Viceversa

Crónicas de la sopa de gallina criolla

Por Belén Cianferoni.

Estar enfermo tiene muy pocos beneficios. La comida empieza a perder el sabor cuando la tos te aprieta el alma y los pulmones. Sientes que salen hilos de conciencia líquida por las narices y puedes ver cómo el cuerpo se eleva con la fiebre. Esta escritora se está recuperando de un catarro; en cualquier momento volveré a estar en mi lado vedette de la vida.

Mientras tanto, he recurrido a la sabiduría popular. ¿Cómo curo una gripe? Con sopa de gallina criolla y arrope de chañar. ¿Cómo bajo la fiebre? Con un eventual pañuelo dejado en la heladera con horas de antelación. Estoy enferma y pienso en comida. Siempre pienso en comida, pero ahora siento que cambiaría un lomito de dos metros por un buen plato de sopa de gallina criolla. Aunque no me guste, y haya militado toda mi vida en contra de este.

Recuerdo a mi abuela, una hermosa turca con más carácter que paciencia, que tuvo que afrontar los desafíos de haber sobrevivido a una operación muy compleja y ver sus recursos tradicionales de "curas y remedios caseros" completamente alterados.

Cambiaron su gallinita del medio del monte por un salmón rosado del extranjero, y sacaron su chañar por un par de hierbas de exportación.

Mi madre, con una paciencia que se asemejaba a la de una enfermera de guerra, cocinaba todos los días trozos magros y cuidados de una carne ridículamente cara.

"No me pasa la comida por la garganta", "siento una presión en el pecho". Cualquier intento era en vano; mi turca adorada no comía.

Fueron un par de días difíciles, pero no imposibles, un reto familiar que logramos vencer. ¿Cómo?, se preguntarán ustedes, mis amados lectores.

Es algo de no creer. La noticia de mi abuela y su ayuno de dos días llegó hasta los oídos de la maravillosa gente de Libertad y de Lilo Viejo, una preciosa localidad que descansa en el departamento Moreno, donde mi abuela supo enseñar junto a mi abuelo, Juan Cianferoni. Testimonio de esto es la hermosa escuela que lleva el nombre de mi mítico abuelo. Esta noticia llegó a los oídos preocupados de uno de los ahijados de mi abuela, María Acuña.

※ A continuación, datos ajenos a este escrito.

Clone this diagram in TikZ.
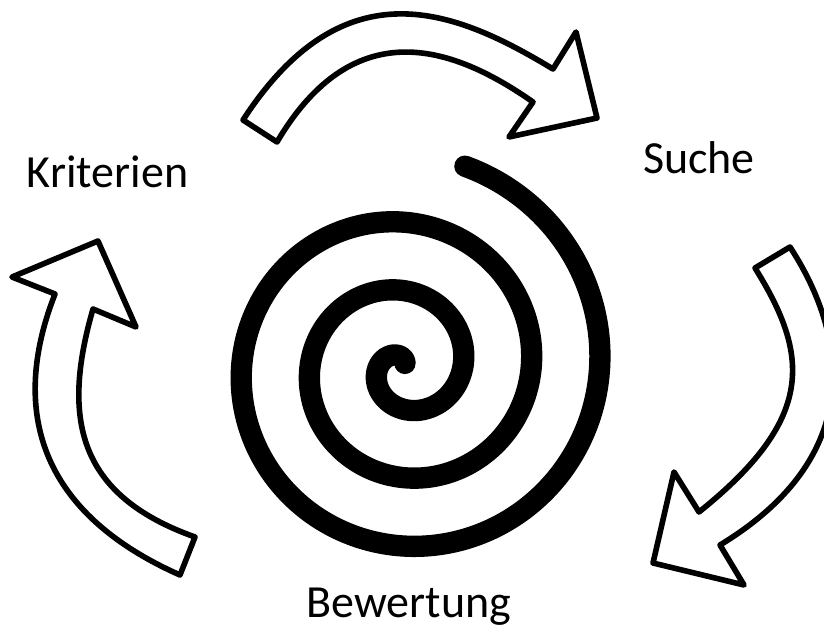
\documentclass[tikz,border=0pt]{standalone}
\usepackage{fontspec}
\setmainfont{Carlito}
\usepackage{tikz}

\begin{document}
\begin{tikzpicture}[x=0.75pt, y=-0.75pt,
  blockarrow/.style={draw=black, fill=white, line width=4.2pt, line join=round},
  coil/.style={draw=black, line width=16pt, line cap=round},
  phase/.style={font=\fontsize{34.5}{41}\selectfont, anchor=base}]

  \useasboundingbox (0,0) rectangle (824,628);
  \clip (0,0) rectangle (824,628);

  % Kriterien -> Suche
  \draw[blockarrow] (243,120) .. controls (345,-37) and (457,11) .. (553,69)
    -- (576,32) -- (597,118) -- (509,137) -- (533,102)
    .. controls (455,47.5) and (355,10) .. (277,142) -- cycle;

  % Suche -> Bewertung
  \draw[blockarrow] (790,247) .. controls (841,325) and (875,451) .. (720,545)
    -- (744,585) -- (653,563) -- (674,472) -- (699,512)
    .. controls (815,419) and (810,356) .. (755,268) -- cycle;

  % Bewertung -> Kriterien
  \draw[blockarrow] (180,575) .. controls (40,513) and (9,411) .. (55,294)
    -- (12,277) -- (98,241) -- (136,327) -- (93,309)
    .. controls (61.5,418) and (77,495) .. (195,537) -- cycle;

  % spiral
  \draw[coil] plot[domain=0:1085, samples=400, smooth, variable=\t]
    ({403.5+(210-0.19*\t)*cos(73-\t)}, {367-(210-0.19*\t)*sin(73-\t)});

  \node[phase] (kriterien) at (107.5,187) {Kriterien};
  \node[phase] (suche) at (699,173) {Suche};
  \node[phase] (bewertung) at (409,617) {Bewertung};

\end{tikzpicture}
\end{document}
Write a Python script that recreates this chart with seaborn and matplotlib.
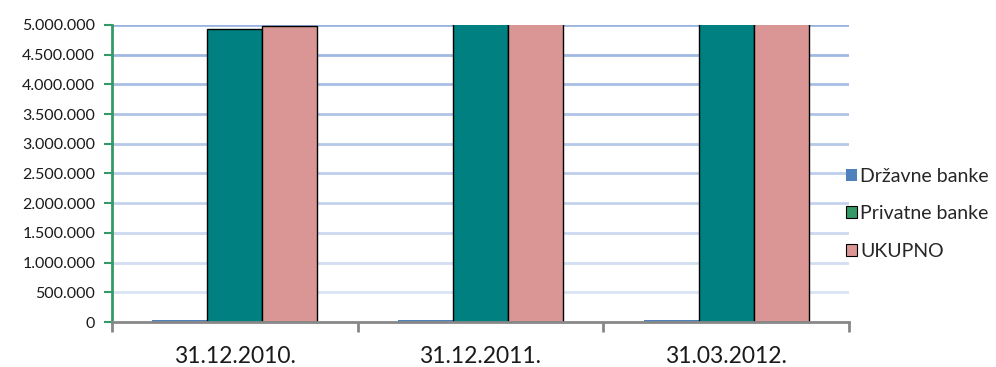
import matplotlib
matplotlib.use("Agg")
import matplotlib.pyplot as plt
from matplotlib.patches import Patch
from matplotlib.ticker import FuncFormatter, FixedLocator, MultipleLocator
import seaborn as sns
import pandas as pd
import numpy as np

# Data
dates = ["31.12.2010.", "31.12.2011.", "31.03.2012."]
series = ["Državne banke", "Privatne banke", "UKUPNO"]
drzavne = [40000, 40000, 40000]
privatne = [4935000, 5450000, 5600000]
ukupno = [4978000, 5490000, 5640000]

bar_colors = ["#4f81bd", "#008080", "#d99694"]
legend_colors = ["#4f81bd", "#339966", "#d99694"]

rows = []
for d, a, b, c in zip(dates, drzavne, privatne, ukupno):
    rows.append((d, series[0], a))
    rows.append((d, series[1], b))
    rows.append((d, series[2], c))
df = pd.DataFrame(rows, columns=["datum", "serija", "iznos"])

sns.set_style("white")
plt.rcParams["font.family"] = ["Lato", "DejaVu Sans"]

fig = plt.figure(figsize=(9.96, 3.67), dpi=100)
ax = fig.add_axes([0.1124, 0.1226, 0.7400, 0.8093])

sns.barplot(data=df, x="datum", y="iznos", hue="serija", order=dates,
            hue_order=series, palette=bar_colors, saturation=1,
            width=0.672, ax=ax, legend=False, zorder=3)

# Edges: no outline on the first series, black outline on the others
for container, name in zip(ax.containers, series):
    for patch in container:
        if name == series[0]:
            patch.set_edgecolor("none")
        else:
            patch.set_edgecolor("black")
            patch.set_linewidth(1.0)

ax.set_ylim(0, 5000000)
ax.set_xlim(-0.5, len(dates) - 0.5)

# Gridlines fading from light blue at the top to paler near the bottom
yt = np.arange(500000, 5000001, 500000)
top_c = np.array([0x9a, 0xb4, 0xe0]) / 255
bot_c = np.array([0xe0, 0xe8, 0xf5]) / 255
for v in yt:
    t = v / 5000000
    col = bot_c + (top_c - bot_c) * t
    ax.axhline(v, color=col, linewidth=2.0, zorder=1)

ax.yaxis.set_major_locator(MultipleLocator(500000))
ax.yaxis.set_major_formatter(FuncFormatter(lambda v, p: f"{int(v):,}".replace(",", ".")))
ax.tick_params(axis="y", direction="out", length=6, width=1.5, color="#339966",
               labelsize=11.5, labelcolor="#1a1a1a", pad=6, left=True)

ax.xaxis.set_minor_locator(FixedLocator([-0.5, 0.5, 1.5, 2.5]))
ax.tick_params(axis="x", which="major", length=0, labelsize=16.5,
               labelcolor="#1a1a1a", pad=17)
ax.tick_params(axis="x", which="minor", direction="out", length=7, width=2,
               color="#888888", bottom=True)

ax.set_xlabel("")
ax.set_ylabel("")

for s in ["top", "right"]:
    ax.spines[s].set_visible(False)
ax.spines["left"].set_color("#339966")
ax.spines["left"].set_linewidth(2)
ax.spines["bottom"].set_color("#888888")
ax.spines["bottom"].set_linewidth(2)
ax.spines["bottom"].set_zorder(4)

handles = []
for name, col in zip(series, legend_colors):
    ec = "none" if name == series[0] else "black"
    handles.append(Patch(facecolor=col, edgecolor=ec, linewidth=0.8, label=name))
fig.legend(handles=handles, loc="upper left", bbox_to_anchor=(0.849, 0.543),
           frameon=False, fontsize=14, handlelength=0.6, handleheight=0.6,
           handletextpad=0.15, labelspacing=1.05, borderpad=0, borderaxespad=0)

fig.savefig("out.png", dpi=100, facecolor="white")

Quienes conocen el interior no sentirán nada inusual al leer que mi querido pariente trajo consigo un par de gallinas criollas recién faenadas para "curar" y "traer de la muerte" a mi abuela.

Apenas su ahijado pisó mi casa, y sobre todo cuando mi abuela escuchó la palabra "sopa", sintió cómo todo su cuerpo se estremecía y salían pedidos y reclamos de alimentos de su boca deshidratada.

¿Cómo negarle algo a María? ¿Cómo no preparar una sopa una vez más en busca del milagro?

Como lo esperan, porque esta historia sí tiene final feliz, mi abuela comió y bebió ese mítico caldo, y volvió a recuperar sus fuerzas.

Días después de su recuperación, mi intriga de niña asustada fue inevitable.

"¿Abuelita, te duele? ¿Por eso no comías?", le dije con mis seis años.

"Era intragable ese pescado. Yo, María Eme, solo me curo con sopa de gallina criolla, no con esos inventos modernos".

"Abuela, el pescado no es un invento", le dije.

"¡Te callas!", me sentenció, y me callé.

Como lo voy a hacer ahora mismo: callarme, mejorar y tomar un trago de sopa.